Driving north past retreating suburbs against the morning traffic was the best part of the job. The low lime green hills and pungent tea tree forests rising up beside the winding single lane highway were a welcome relief from the jumble of industrial warehouses, scrap metal yards and billboards that littered the outskirts of town.
A stillness descended on the hot concrete road as the traffic slowly thinned, until at last I had the highway to myself, and could admire the pattern of grey anthills punctuating the scrub as it flew past, keeping time with the rhythm of the music on the radio.
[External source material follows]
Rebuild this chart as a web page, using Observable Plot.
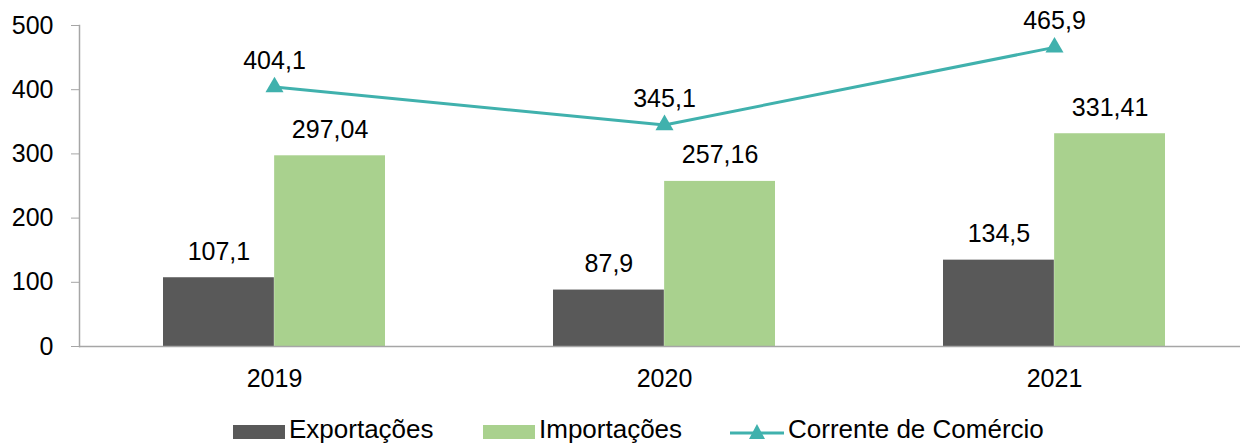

I never knew the actual address, but had to judge the distance about a mile past where the water pipeline running alongside the road all the way from town suddenly rose up to straddle a steep slope on the left, then watch for an unmarked turnoff onto an orange dirt road. Just after making the turn, you could see the broken down sign for Shady Glen Poultry Farm on the right, collapsed into the scrub after the last cyclone. No one ever checked whether I started work by 9 am each day.
I’d push the heavy trolley into the corrugated iron warehouse where hundreds of once-white birds were housed in tiny multistorey cages. Trays at the bottom caught the eggs as they rolled down after being layed. These warm eggs had to be collected by hand, then cleaned, sorted and boxed by lunchtime. Feed trays also had to be filled. There was time after that to read a book and eat a packed lunch under a tree, before working through an identical afternoon shift by knock-off time at five.
All of this seems idyllic until you factor in the sound of a thousand screaming birds whenever anyone entered their sweltering warehouse – a terrifying collective shriek that didn’t stop until after that person had vacated this prison. Those birds feared and hated human beings for good reason. Shady Glen Poultry Farm was their Auschwitz.